Stage set for Deuba's release
SC quashed a panel formed by the King that sent the ex-PM to prison.india Updated: Feb 13, 2006 18:53 IST
In a major setback to Nepal King Gyanendra, the Supreme Court on Monday dismissed a royal act as unconstitutional and paved the way for the release of jailed former prime minister Sher Bahadur Deuba.
A special five-judge bench of the Supreme Court ruled that a special investigation commission formed by Gyanendra that had sent Deuba to prison for corruption was unconstitutional.
The case had been dragging for nearly a year and had snowballed into a major controversy.
The court also ordered the controversial Royal Commission for Corruption Control (RCCC) to be disbanded from Monday and all the actions taken by it to be declared null and void.
Judges Kedar Prasad Giri, Min Bahadur Rayamajhi, Ram Nagina Singh, Anup Raj Sharma and Ram Prasad Shrestha said the commission was unconstitutional since the government already has a watchdog, the Commission for Investigation of Abuse of Authority.
They said the commission was formed under emergency powers and should have been disbanded after the state of emergency ended in April last year.

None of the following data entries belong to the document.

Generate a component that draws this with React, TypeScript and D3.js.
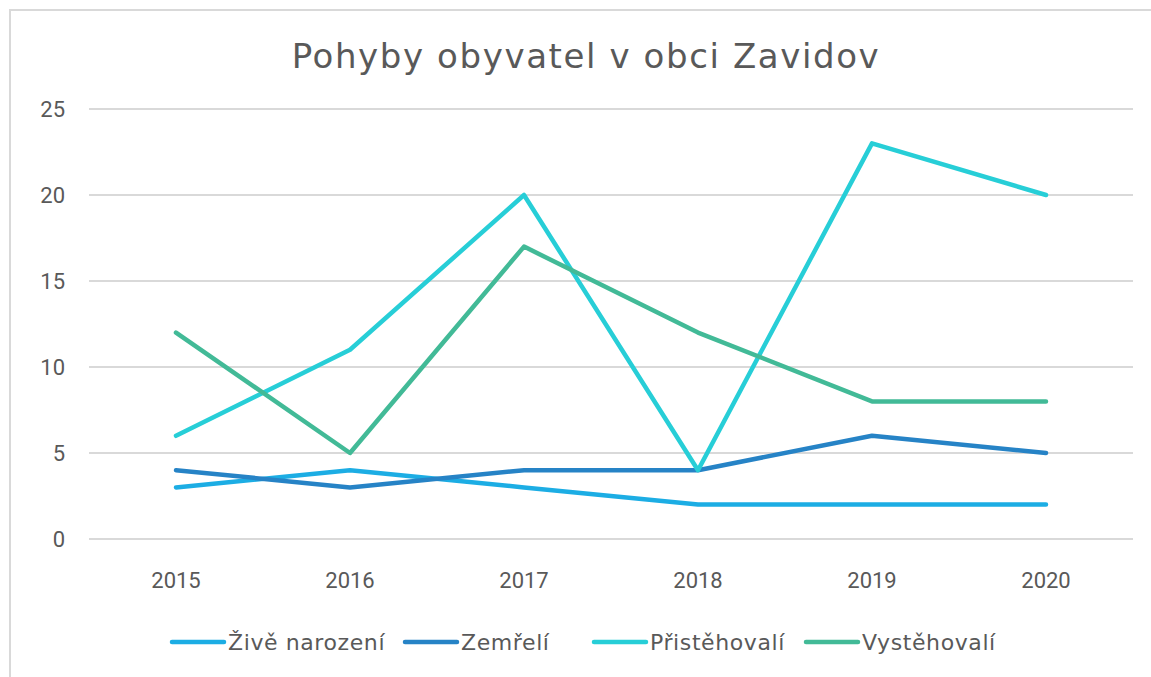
import React, { useEffect, useRef } from 'react';
import * as d3 from 'd3';

const years = ['2015', '2016', '2017', '2018', '2019', '2020'];
const zive = [3, 4, 3, 2, 2, 2];
const zemreli = [4, 3, 4, 4, 6, 5];
const pristehovali = [6, 11, 20, 4, 23, 20];
const vystehovali = [12, 5, 17, 12, 8, 8];
const yTicks = [0, 5, 10, 15, 20, 25];

const series = [
  { name: 'Živě narození', values: zive, color: '#1CADE4' },
  { name: 'Zemřelí', values: zemreli, color: '#2683C6' },
  { name: 'Přistěhovalí', values: pristehovali, color: '#27CED7' },
  { name: 'Vystěhovalí', values: vystehovali, color: '#42BA97' },
];

const W = 1151, H = 677;

const App = () => {
  const ref = useRef<SVGSVGElement>(null);

  useEffect(() => {
    const svg = d3.select(ref.current);
    svg.selectAll('*').remove();

    svg.append('rect')
      .attr('x', 10).attr('y', 10)
      .attr('width', W).attr('height', H)
      .attr('fill', '#fff')
      .attr('stroke', '#d9d9d9').attr('stroke-width', 2);

    const x = d3.scaleBand().domain(years).range([89, 1133]);
    const y = d3.scaleLinear().domain([0, 25]).range([539, 109]);

    svg.append('text')
      .attr('x', 586).attr('y', 68)
      .attr('text-anchor', 'middle')
      .attr('font-family', 'DejaVu Sans, sans-serif')
      .attr('font-size', 34)
      .attr('letter-spacing', 1.6)
      .attr('fill', '#595959')
      .text('Pohyby obyvatel v obci Zavidov');

    // gridlines
    svg.append('g').selectAll('line').data(yTicks).enter().append('line')
      .attr('x1', 89).attr('x2', 1133)
      .attr('y1', d => y(d)).attr('y2', d => y(d))
      .attr('stroke', '#d9d9d9').attr('stroke-width', 2);

    svg.append('g').selectAll('text').data(yTicks).enter().append('text')
      .attr('x', 65).attr('y', d => y(d) + 8)
      .attr('text-anchor', 'end')
      .attr('font-family', 'Roboto, sans-serif')
      .attr('font-size', 22)
      .attr('fill', '#595959')
      .text(d => d);

    svg.append('g').selectAll('text').data(years).enter().append('text')
      .attr('x', d => x(d)! + x.bandwidth() / 2).attr('y', 588)
      .attr('text-anchor', 'middle')
      .attr('font-family', 'Roboto, sans-serif')
      .attr('font-size', 22)
      .attr('fill', '#595959')
      .text(d => d);

    const line = d3.line<number>()
      .x((_, i) => x(years[i])! + x.bandwidth() / 2)
      .y(d => y(d));

    series.forEach(s => {
      svg.append('path')
        .attr('d', line(s.values))
        .attr('fill', 'none')
        .attr('stroke', s.color)
        .attr('stroke-width', 4.5)
        .attr('stroke-linecap', 'round')
        .attr('stroke-linejoin', 'round');
    });

    // legend
    const legendX = [172, 405, 594, 806];
    const lg = svg.append('g');
    series.forEach((s, i) => {
      const lx = legendX[i];
      lg.append('line')
        .attr('x1', lx).attr('x2', lx + 52)
        .attr('y1', 642).attr('y2', 642)
        .attr('stroke', s.color).attr('stroke-width', 4.5)
        .attr('stroke-linecap', 'round');
      lg.append('text')
        .attr('x', lx + 56).attr('y', 650)
        .attr('font-family', 'DejaVu Sans, sans-serif')
        .attr('font-size', 22)
        .attr('letter-spacing', 0.6)
        .attr('fill', '#595959')
        .text(s.name);
    });
  }, []);

  return <svg ref={ref} width={W} height={H} style={{ position: 'absolute', left: 0, top: 0 }} />;
};

export default App;
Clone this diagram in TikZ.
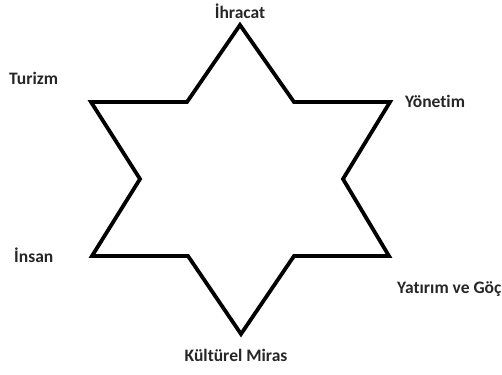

However, the king gave it a fresh lease of life under another provision of the constitution, which was illegal.
The decision comes as a shot in the arm for Nepal's judiciary that has been at times accused of being muzzled.
"Truth has prevailed," said Dr Arju Deuba, wife of Deuba. "The judiciary has shown there is still rule of law in Nepal and I thank the court."

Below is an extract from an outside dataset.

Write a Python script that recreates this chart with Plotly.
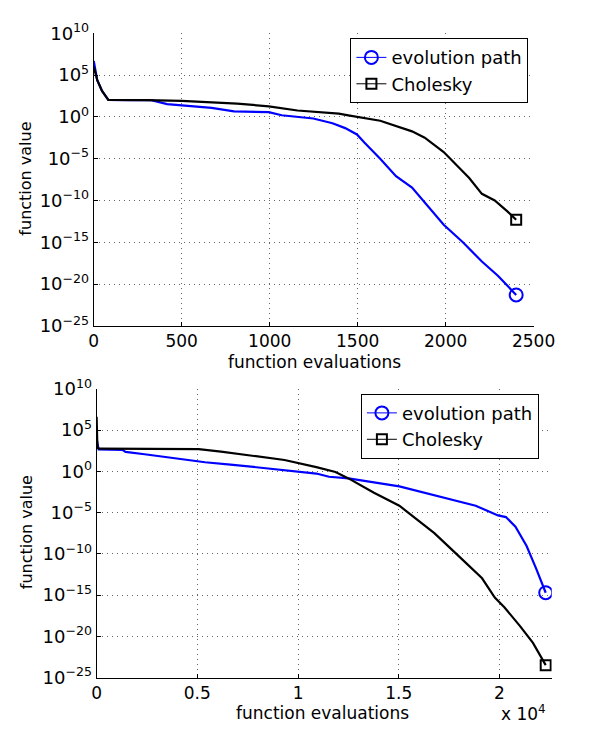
import plotly.graph_objects as go

# ---------------- data: x = function evaluations, y = log10(function value) ----------------
top_ep_x = [0, 20, 47, 83, 200, 327, 417, 508, 670, 797, 995, 1068, 1248, 1357, 1429, 1496,
            1538, 1628, 1718, 1809, 1881, 1989, 2098, 2206, 2297, 2401]
top_ep_y = [6.7, 4.4, 3.1, 2.05, 2.0, 2.0, 1.54, 1.35, 1.08, 0.66, 0.58, 0.2, -0.19, -0.76, -1.34, -2.1,
            -3.07, -5.0, -7.1, -8.45, -10.2, -12.9, -15.0, -17.3, -19.0, -21.3]

top_ch_x = [0, 20, 47, 83, 300, 500, 815, 995, 1158, 1393, 1447, 1628, 1809, 1881, 1989, 2044,
            2134, 2206, 2279, 2351, 2401]
top_ch_y = [6.0, 4.4, 3.1, 2.05, 2.0, 1.92, 1.6, 1.27, 0.77, 0.39, 0.19, -0.46, -1.73, -2.49, -4.2, -5.37,
            -7.3, -9.2, -10.0, -11.3, -12.3]

bot_ep_x = [0, 100, 1280, 1437, 2383, 3490, 4594, 5384, 6645, 8066, 9330, 10908, 11540, 12505,
            15030, 15663, 17241, 18818, 19928, 20321, 20794, 21347, 21821, 22295]
bot_ep_y = [4.0, 2.66, 2.6, 2.35, 2.07, 1.68, 1.37, 1.1, 0.82, 0.43, 0.12, -0.27, -0.66, -0.86,
            -1.83, -2.23, -3.2, -4.17, -5.35, -5.55, -6.72, -9.06, -11.8, -14.72]

bot_ch_x = [0, 40, 150, 2000, 5068, 6173, 7752, 9330, 10908, 11857, 12505, 13769, 15030, 15663,
            16767, 18030, 19136, 19767, 20241, 21031, 21662, 22295]
bot_ch_y = [6.6, 2.86, 2.74, 2.72, 2.7, 2.39, 1.88, 1.37, 0.51, -0.08, -0.86, -2.6, -4.17, -5.35,
            -7.5, -10.4, -12.97, -15.3, -16.48, -18.8, -20.8, -23.5]

y_tick_exp = [10, 5, 0, -5, -10, -15, -20, -25]
top_x_ticks = [0, 500, 1000, 1500, 2000, 2500]
bot_x_ticks = [0, 5000, 10000, 15000, 20000]
bot_x_ticklabels = ["0", "0.5", "1", "1.5", "2"]

series_names = ["evolution path", "Cholesky"]
BLUE = "#0000ff"
BLACK = "#000000"


def pw(v):
    return [10 ** e for e in v]


def sup(e):
    s = str(e).replace("-", "\u2212")
    return f"10<sup>{s}</sup>"


fig = go.Figure()

panels = [
    ("x", "y", top_ep_x, top_ep_y, top_ch_x, top_ch_y, "legend"),
    ("x2", "y2", bot_ep_x, bot_ep_y, bot_ch_x, bot_ch_y, "legend2"),
]

for xa, ya, ex, ey, cx, cy, lg in panels:
    # curves
    fig.add_trace(go.Scatter(x=ex, y=pw(ey), xaxis=xa, yaxis=ya, mode="lines",
                             line=dict(color=BLUE, width=2.2), showlegend=False))
    fig.add_trace(go.Scatter(x=cx, y=pw(cy), xaxis=xa, yaxis=ya, mode="lines",
                             line=dict(color=BLACK, width=2.2), showlegend=False))
    # end markers (also the legend entries)
    fig.add_trace(go.Scatter(x=[ex[-1]], y=pw([ey[-1]]), xaxis=xa, yaxis=ya, mode="lines+markers",
                             name=series_names[0], legend=lg,
                             line=dict(color=BLUE, width=1),
                             marker=dict(symbol="circle-open", size=13, color=BLUE,
                                         line=dict(width=2, color=BLUE))))
    fig.add_trace(go.Scatter(x=[cx[-1]], y=pw([cy[-1]]), xaxis=xa, yaxis=ya, mode="lines+markers",
                             name=series_names[1], legend=lg,
                             line=dict(color=BLACK, width=1),
                             marker=dict(symbol="square-open", size=10, color=BLACK,
                                         line=dict(width=2, color=BLACK))))

W, H = 589, 734
FONT = "DejaVu Sans, sans-serif"
FS = 17
FS_LEG = 18

common_x = dict(showline=True, linecolor="black", linewidth=1, mirror=False,
                showgrid=True, gridcolor="#666666", griddash="1px,4px", gridwidth=1,
                ticks="inside", ticklen=4, tickcolor="black", zeroline=False,
                tickfont=dict(size=FS, color="black", family=FONT))
common_y = dict(type="log", showline=True, linecolor="black", linewidth=1, mirror=False,
                showgrid=True, gridcolor="#666666", griddash="1px,4px", gridwidth=1,
                ticks="inside", ticklen=4, tickcolor="black", zeroline=False,
                range=[-25, 10],
                tickvals=[10 ** e for e in y_tick_exp],
                ticktext=[sup(e) for e in y_tick_exp],
                tickfont=dict(size=FS_LEG, color="black", family=FONT))

legend_common = dict(xanchor="left", yanchor="top", bgcolor="white",
                     bordercolor="black", borderwidth=1,
                     font=dict(size=FS_LEG, family=FONT, color="black"),
                     tracegroupgap=0)

fig.update_layout(
    width=W, height=H,
    margin=dict(l=0, r=0, t=0, b=0),
    paper_bgcolor="white", plot_bgcolor="white",
    font=dict(family=FONT, color="black"),
    xaxis=dict(**common_x, domain=[93 / W, 554 / W], anchor="y", range=[0, 2500],
               tickvals=top_x_ticks, ticktext=[str(t) for t in top_x_ticks]),
    yaxis=dict(**common_y, domain=[1 - 323 / H, 1 - 21 / H], anchor="x"),
    xaxis2=dict(**common_x, domain=[96 / W, 573 / W], anchor="y2", range=[0, 22594],
                tickvals=bot_x_ticks, ticktext=bot_x_ticklabels),
    yaxis2=dict(**common_y, domain=[1 - 686 / H, 1 - 388 / H], anchor="x2"),
    legend=dict(x=362 / W, y=1 - 26 / H, **legend_common),
    legend2=dict(x=373 / W, y=1 - 393 / H, **legend_common),
    showlegend=True,
)

annots = [
    dict(text="function evaluations", x=324 / W, y=1 - 360 / H, font=dict(size=FS)),
    dict(text="function evaluations", x=333 / W, y=1 - 723 / H, font=dict(size=FS)),
    dict(text="function value", x=22 / W, y=1 - 171 / H, textangle=-90, font=dict(size=16)),
    dict(text="function value", x=22 / W, y=1 - 536 / H, textangle=-90, font=dict(size=16)),
    dict(text="x 10<sup>4</sup>", x=543 / W, y=1 - 723 / H, font=dict(size=FS)),
]
for a in annots:
    f = a.pop("font")
    fig.add_annotation(xref="paper", yref="paper", showarrow=False,
                       xanchor="center", yanchor="middle",
                       font=dict(size=f["size"], family=FONT, color="black"), **a)

fig.write_html("out.html")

Deuba and former minister for physical planning and works Prakash Man Singh, who was also accused in the case, are expected to be released on Tuesday.
Along with them, a host of other bureaucrats and former ministers charged or sentenced by the controversial commission would also be free now.

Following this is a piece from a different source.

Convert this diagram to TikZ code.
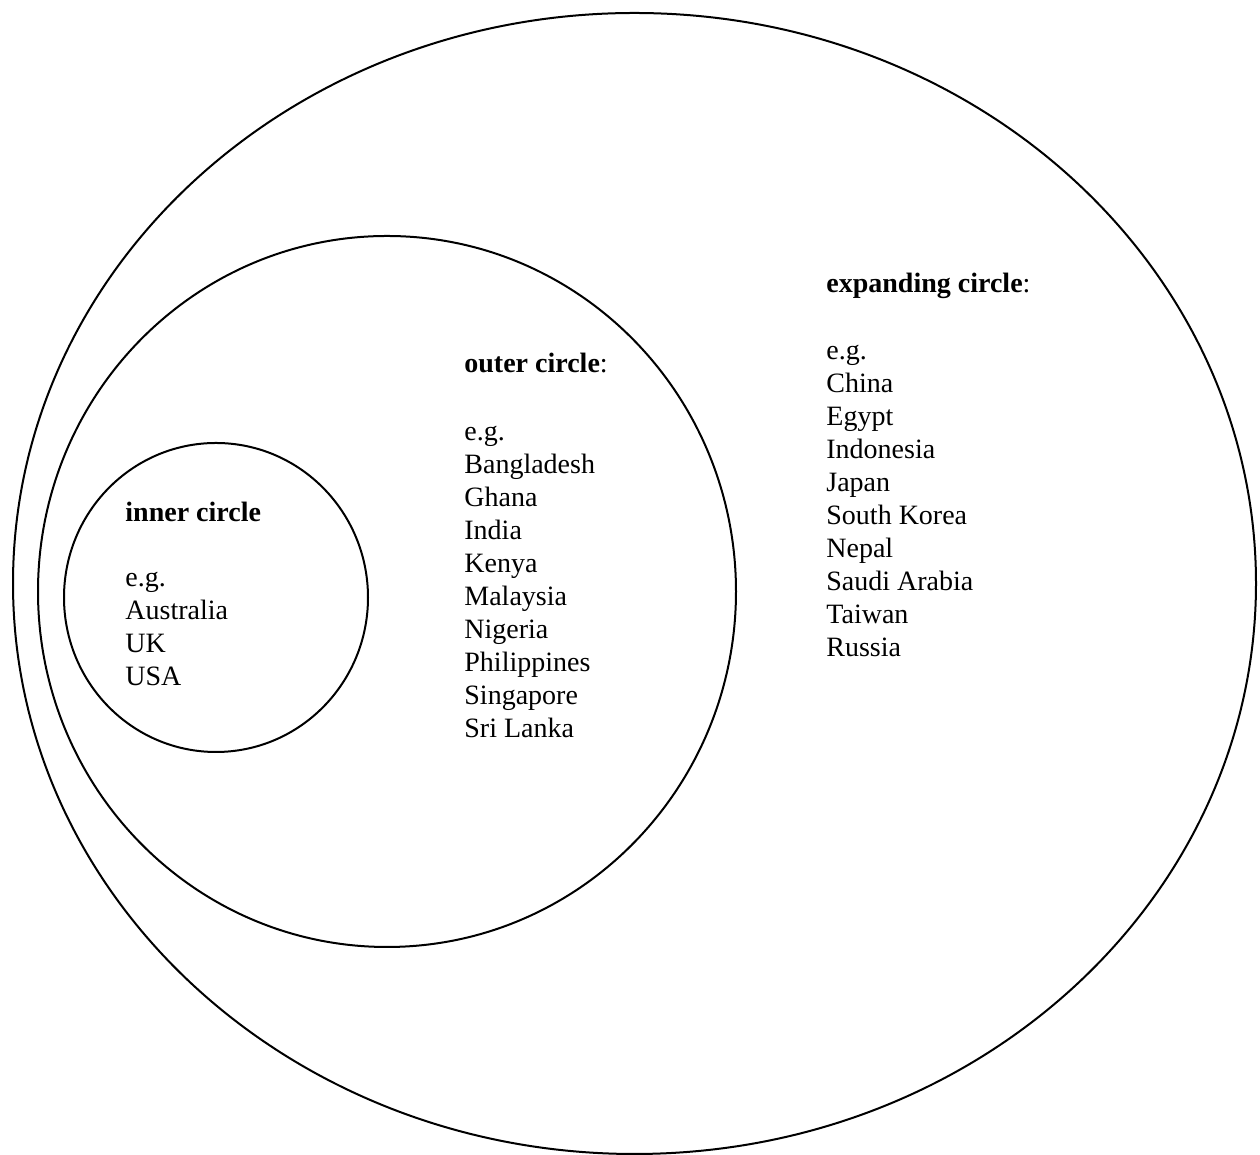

This is the first major blow to Gyanendra, who had steamrolled opposition by the political parties and concern by the international community to implement his own "roadmap to democracy".
He went ahead with municipal elections on February 8, overriding boycott by most parties and a dismal voter turnout.
The royal commission was formed by Gyanendra last year after he seized power with the help of the army and sent opposition leaders to prison.
Almost within a fortnight of its formation, the RCCC began levelling corruption charges against Deuba and several ministers in the ousted cabinet.
Last July, it found Deuba and guilty of corruption in a million dollar drinking water supply project and slapped a two-year jail term on both as well as Nepali Rs 90 million ($1.2 million) fine on each.
The commission was criticised by the political parties, leading lawyers, human rights activists and civil society members as unconstitutional and conducting a political vendetta.
Deuba and Singh's imprisonment was condemned by the international community, including India and the US.